Task instructions
Your copy of the material must match it exactly, except that pictures are dropped.

-=-=-=-=-

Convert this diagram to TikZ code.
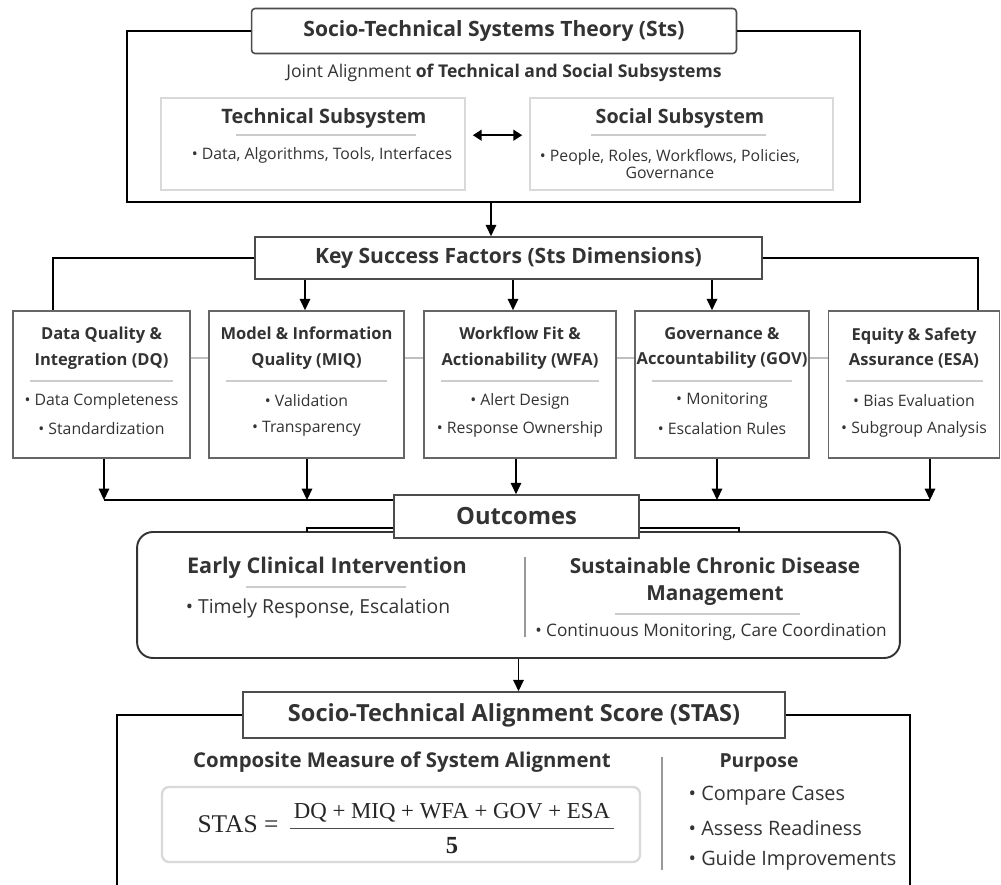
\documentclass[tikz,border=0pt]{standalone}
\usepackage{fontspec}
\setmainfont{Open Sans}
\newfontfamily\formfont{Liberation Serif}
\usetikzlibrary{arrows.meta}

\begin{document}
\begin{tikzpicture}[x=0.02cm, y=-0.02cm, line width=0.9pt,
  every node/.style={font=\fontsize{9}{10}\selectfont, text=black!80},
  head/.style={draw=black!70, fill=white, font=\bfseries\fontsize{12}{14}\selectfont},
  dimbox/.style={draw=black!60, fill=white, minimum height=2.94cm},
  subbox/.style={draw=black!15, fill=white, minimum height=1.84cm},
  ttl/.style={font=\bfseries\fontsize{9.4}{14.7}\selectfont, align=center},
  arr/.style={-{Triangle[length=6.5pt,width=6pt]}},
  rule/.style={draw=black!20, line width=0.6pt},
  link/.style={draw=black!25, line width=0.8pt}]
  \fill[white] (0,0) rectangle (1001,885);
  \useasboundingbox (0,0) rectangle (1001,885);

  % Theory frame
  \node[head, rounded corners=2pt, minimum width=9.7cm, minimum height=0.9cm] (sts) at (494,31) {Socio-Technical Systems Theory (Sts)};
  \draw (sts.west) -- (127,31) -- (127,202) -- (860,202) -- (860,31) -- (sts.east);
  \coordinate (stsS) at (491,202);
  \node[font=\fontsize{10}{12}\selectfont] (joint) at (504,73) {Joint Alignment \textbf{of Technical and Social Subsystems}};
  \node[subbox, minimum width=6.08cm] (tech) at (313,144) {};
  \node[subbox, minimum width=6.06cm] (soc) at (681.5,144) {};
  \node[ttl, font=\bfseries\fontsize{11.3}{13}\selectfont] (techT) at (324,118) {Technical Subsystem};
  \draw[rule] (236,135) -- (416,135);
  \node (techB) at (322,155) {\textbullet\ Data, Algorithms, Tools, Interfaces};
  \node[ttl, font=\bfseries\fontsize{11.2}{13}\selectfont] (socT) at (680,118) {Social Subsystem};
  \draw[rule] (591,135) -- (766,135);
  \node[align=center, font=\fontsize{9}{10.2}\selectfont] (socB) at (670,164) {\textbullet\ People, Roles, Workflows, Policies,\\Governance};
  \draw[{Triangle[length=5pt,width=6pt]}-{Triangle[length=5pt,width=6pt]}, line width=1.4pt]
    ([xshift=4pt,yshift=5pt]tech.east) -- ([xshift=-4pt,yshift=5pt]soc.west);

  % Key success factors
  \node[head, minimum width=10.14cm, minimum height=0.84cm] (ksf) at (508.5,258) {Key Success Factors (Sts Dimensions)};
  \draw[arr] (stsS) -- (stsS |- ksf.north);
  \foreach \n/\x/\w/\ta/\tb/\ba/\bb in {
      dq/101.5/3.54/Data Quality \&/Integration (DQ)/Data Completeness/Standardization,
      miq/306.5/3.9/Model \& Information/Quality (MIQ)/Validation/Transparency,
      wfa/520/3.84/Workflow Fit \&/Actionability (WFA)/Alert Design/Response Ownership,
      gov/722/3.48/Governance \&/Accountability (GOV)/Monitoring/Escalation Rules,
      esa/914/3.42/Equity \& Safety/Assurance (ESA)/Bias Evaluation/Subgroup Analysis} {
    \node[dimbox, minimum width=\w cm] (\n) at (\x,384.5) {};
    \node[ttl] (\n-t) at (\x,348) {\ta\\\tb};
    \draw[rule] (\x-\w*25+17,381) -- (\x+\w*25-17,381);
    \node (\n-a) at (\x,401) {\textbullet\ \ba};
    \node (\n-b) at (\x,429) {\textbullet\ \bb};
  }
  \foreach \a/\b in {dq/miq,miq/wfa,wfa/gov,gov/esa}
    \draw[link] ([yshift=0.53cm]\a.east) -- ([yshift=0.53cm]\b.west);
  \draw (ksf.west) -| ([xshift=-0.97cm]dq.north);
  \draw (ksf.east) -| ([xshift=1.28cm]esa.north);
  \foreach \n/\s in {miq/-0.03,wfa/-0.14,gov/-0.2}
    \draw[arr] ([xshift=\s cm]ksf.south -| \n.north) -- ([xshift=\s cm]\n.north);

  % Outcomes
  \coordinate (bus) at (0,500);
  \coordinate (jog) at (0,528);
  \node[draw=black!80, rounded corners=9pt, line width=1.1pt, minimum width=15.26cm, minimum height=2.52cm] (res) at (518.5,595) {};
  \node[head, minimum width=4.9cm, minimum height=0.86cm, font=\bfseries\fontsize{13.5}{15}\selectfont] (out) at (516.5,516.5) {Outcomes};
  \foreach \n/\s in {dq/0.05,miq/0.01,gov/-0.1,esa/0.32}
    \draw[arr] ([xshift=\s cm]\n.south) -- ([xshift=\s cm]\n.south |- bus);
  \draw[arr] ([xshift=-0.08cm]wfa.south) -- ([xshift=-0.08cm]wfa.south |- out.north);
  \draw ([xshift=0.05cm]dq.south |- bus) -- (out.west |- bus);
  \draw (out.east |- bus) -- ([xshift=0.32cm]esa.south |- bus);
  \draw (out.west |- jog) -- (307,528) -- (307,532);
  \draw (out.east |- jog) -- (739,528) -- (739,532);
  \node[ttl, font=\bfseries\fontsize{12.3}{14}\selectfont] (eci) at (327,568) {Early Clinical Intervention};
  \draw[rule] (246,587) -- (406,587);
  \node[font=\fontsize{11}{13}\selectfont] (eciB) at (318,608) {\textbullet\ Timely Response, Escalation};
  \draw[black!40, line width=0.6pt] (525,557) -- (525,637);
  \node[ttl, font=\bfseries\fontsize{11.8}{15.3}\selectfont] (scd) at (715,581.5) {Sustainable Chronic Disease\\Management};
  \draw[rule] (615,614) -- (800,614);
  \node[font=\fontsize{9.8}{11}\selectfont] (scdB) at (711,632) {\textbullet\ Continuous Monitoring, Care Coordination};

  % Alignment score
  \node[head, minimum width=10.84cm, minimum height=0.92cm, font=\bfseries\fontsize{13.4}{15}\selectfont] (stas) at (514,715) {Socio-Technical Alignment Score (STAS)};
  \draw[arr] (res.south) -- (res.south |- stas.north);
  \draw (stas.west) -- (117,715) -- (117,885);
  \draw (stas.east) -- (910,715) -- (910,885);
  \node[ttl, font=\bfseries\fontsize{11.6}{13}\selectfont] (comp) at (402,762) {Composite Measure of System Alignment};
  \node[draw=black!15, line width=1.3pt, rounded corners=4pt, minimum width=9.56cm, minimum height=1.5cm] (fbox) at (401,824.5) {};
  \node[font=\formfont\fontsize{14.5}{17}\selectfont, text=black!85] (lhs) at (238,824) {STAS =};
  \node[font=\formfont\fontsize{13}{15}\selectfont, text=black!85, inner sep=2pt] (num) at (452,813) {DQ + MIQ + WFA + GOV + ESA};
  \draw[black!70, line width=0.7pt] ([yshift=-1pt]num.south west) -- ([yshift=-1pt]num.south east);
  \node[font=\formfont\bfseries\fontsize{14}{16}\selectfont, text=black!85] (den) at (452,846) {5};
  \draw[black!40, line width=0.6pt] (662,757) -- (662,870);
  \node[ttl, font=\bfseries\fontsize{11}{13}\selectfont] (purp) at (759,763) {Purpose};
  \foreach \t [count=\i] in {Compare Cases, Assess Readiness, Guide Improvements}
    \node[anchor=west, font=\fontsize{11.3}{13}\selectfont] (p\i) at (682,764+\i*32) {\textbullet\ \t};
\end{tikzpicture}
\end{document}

-=-=-=-=-

The completed task
Convert this diagram to TikZ code.
\documentclass[tikz,border=0pt]{standalone}
\usepackage{fontspec}
\setmainfont{Open Sans}
\newfontfamily\formfont{Liberation Serif}
\usetikzlibrary{arrows.meta}

\begin{document}
\begin{tikzpicture}[x=0.02cm, y=-0.02cm, line width=0.9pt,
  every node/.style={font=\fontsize{9}{10}\selectfont, text=black!80},
  head/.style={draw=black!70, fill=white, font=\bfseries\fontsize{12}{14}\selectfont},
  dimbox/.style={draw=black!60, fill=white, minimum height=2.94cm},
  subbox/.style={draw=black!15, fill=white, minimum height=1.84cm},
  ttl/.style={font=\bfseries\fontsize{9.4}{14.7}\selectfont, align=center},
  arr/.style={-{Triangle[length=6.5pt,width=6pt]}},
  rule/.style={draw=black!20, line width=0.6pt},
  link/.style={draw=black!25, line width=0.8pt}]
  \fill[white] (0,0) rectangle (1001,885);
  \useasboundingbox (0,0) rectangle (1001,885);

  % Theory frame
  \node[head, rounded corners=2pt, minimum width=9.7cm, minimum height=0.9cm] (sts) at (494,31) {Socio-Technical Systems Theory (Sts)};
  \draw (sts.west) -- (127,31) -- (127,202) -- (860,202) -- (860,31) -- (sts.east);
  \coordinate (stsS) at (491,202);
  \node[font=\fontsize{10}{12}\selectfont] (joint) at (504,73) {Joint Alignment \textbf{of Technical and Social Subsystems}};
  \node[subbox, minimum width=6.08cm] (tech) at (313,144) {};
  \node[subbox, minimum width=6.06cm] (soc) at (681.5,144) {};
  \node[ttl, font=\bfseries\fontsize{11.3}{13}\selectfont] (techT) at (324,118) {Technical Subsystem};
  \draw[rule] (236,135) -- (416,135);
  \node (techB) at (322,155) {\textbullet\ Data, Algorithms, Tools, Interfaces};
  \node[ttl, font=\bfseries\fontsize{11.2}{13}\selectfont] (socT) at (680,118) {Social Subsystem};
  \draw[rule] (591,135) -- (766,135);
  \node[align=center, font=\fontsize{9}{10.2}\selectfont] (socB) at (670,164) {\textbullet\ People, Roles, Workflows, Policies,\\Governance};
  \draw[{Triangle[length=5pt,width=6pt]}-{Triangle[length=5pt,width=6pt]}, line width=1.4pt]
    ([xshift=4pt,yshift=5pt]tech.east) -- ([xshift=-4pt,yshift=5pt]soc.west);

  % Key success factors
  \node[head, minimum width=10.14cm, minimum height=0.84cm] (ksf) at (508.5,258) {Key Success Factors (Sts Dimensions)};
  \draw[arr] (stsS) -- (stsS |- ksf.north);
  \foreach \n/\x/\w/\ta/\tb/\ba/\bb in {
      dq/101.5/3.54/Data Quality \&/Integration (DQ)/Data Completeness/Standardization,
      miq/306.5/3.9/Model \& Information/Quality (MIQ)/Validation/Transparency,
      wfa/520/3.84/Workflow Fit \&/Actionability (WFA)/Alert Design/Response Ownership,
      gov/722/3.48/Governance \&/Accountability (GOV)/Monitoring/Escalation Rules,
      esa/914/3.42/Equity \& Safety/Assurance (ESA)/Bias Evaluation/Subgroup Analysis} {
    \node[dimbox, minimum width=\w cm] (\n) at (\x,384.5) {};
    \node[ttl] (\n-t) at (\x,348) {\ta\\\tb};
    \draw[rule] (\x-\w*25+17,381) -- (\x+\w*25-17,381);
    \node (\n-a) at (\x,401) {\textbullet\ \ba};
    \node (\n-b) at (\x,429) {\textbullet\ \bb};
  }
  \foreach \a/\b in {dq/miq,miq/wfa,wfa/gov,gov/esa}
    \draw[link] ([yshift=0.53cm]\a.east) -- ([yshift=0.53cm]\b.west);
  \draw (ksf.west) -| ([xshift=-0.97cm]dq.north);
  \draw (ksf.east) -| ([xshift=1.28cm]esa.north);
  \foreach \n/\s in {miq/-0.03,wfa/-0.14,gov/-0.2}
    \draw[arr] ([xshift=\s cm]ksf.south -| \n.north) -- ([xshift=\s cm]\n.north);

  % Outcomes
  \coordinate (bus) at (0,500);
  \coordinate (jog) at (0,528);
  \node[draw=black!80, rounded corners=9pt, line width=1.1pt, minimum width=15.26cm, minimum height=2.52cm] (res) at (518.5,595) {};
  \node[head, minimum width=4.9cm, minimum height=0.86cm, font=\bfseries\fontsize{13.5}{15}\selectfont] (out) at (516.5,516.5) {Outcomes};
  \foreach \n/\s in {dq/0.05,miq/0.01,gov/-0.1,esa/0.32}
    \draw[arr] ([xshift=\s cm]\n.south) -- ([xshift=\s cm]\n.south |- bus);
  \draw[arr] ([xshift=-0.08cm]wfa.south) -- ([xshift=-0.08cm]wfa.south |- out.north);
  \draw ([xshift=0.05cm]dq.south |- bus) -- (out.west |- bus);
  \draw (out.east |- bus) -- ([xshift=0.32cm]esa.south |- bus);
  \draw (out.west |- jog) -- (307,528) -- (307,532);
  \draw (out.east |- jog) -- (739,528) -- (739,532);
  \node[ttl, font=\bfseries\fontsize{12.3}{14}\selectfont] (eci) at (327,568) {Early Clinical Intervention};
  \draw[rule] (246,587) -- (406,587);
  \node[font=\fontsize{11}{13}\selectfont] (eciB) at (318,608) {\textbullet\ Timely Response, Escalation};
  \draw[black!40, line width=0.6pt] (525,557) -- (525,637);
  \node[ttl, font=\bfseries\fontsize{11.8}{15.3}\selectfont] (scd) at (715,581.5) {Sustainable Chronic Disease\\Management};
  \draw[rule] (615,614) -- (800,614);
  \node[font=\fontsize{9.8}{11}\selectfont] (scdB) at (711,632) {\textbullet\ Continuous Monitoring, Care Coordination};

  % Alignment score
  \node[head, minimum width=10.84cm, minimum height=0.92cm, font=\bfseries\fontsize{13.4}{15}\selectfont] (stas) at (514,715) {Socio-Technical Alignment Score (STAS)};
  \draw[arr] (res.south) -- (res.south |- stas.north);
  \draw (stas.west) -- (117,715) -- (117,885);
  \draw (stas.east) -- (910,715) -- (910,885);
  \node[ttl, font=\bfseries\fontsize{11.6}{13}\selectfont] (comp) at (402,762) {Composite Measure of System Alignment};
  \node[draw=black!15, line width=1.3pt, rounded corners=4pt, minimum width=9.56cm, minimum height=1.5cm] (fbox) at (401,824.5) {};
  \node[font=\formfont\fontsize{14.5}{17}\selectfont, text=black!85] (lhs) at (238,824) {STAS =};
  \node[font=\formfont\fontsize{13}{15}\selectfont, text=black!85, inner sep=2pt] (num) at (452,813) {DQ + MIQ + WFA + GOV + ESA};
  \draw[black!70, line width=0.7pt] ([yshift=-1pt]num.south west) -- ([yshift=-1pt]num.south east);
  \node[font=\formfont\bfseries\fontsize{14}{16}\selectfont, text=black!85] (den) at (452,846) {5};
  \draw[black!40, line width=0.6pt] (662,757) -- (662,870);
  \node[ttl, font=\bfseries\fontsize{11}{13}\selectfont] (purp) at (759,763) {Purpose};
  \foreach \t [count=\i] in {Compare Cases, Assess Readiness, Guide Improvements}
    \node[anchor=west, font=\fontsize{11.3}{13}\selectfont] (p\i) at (682,764+\i*32) {\textbullet\ \t};
\end{tikzpicture}
\end{document}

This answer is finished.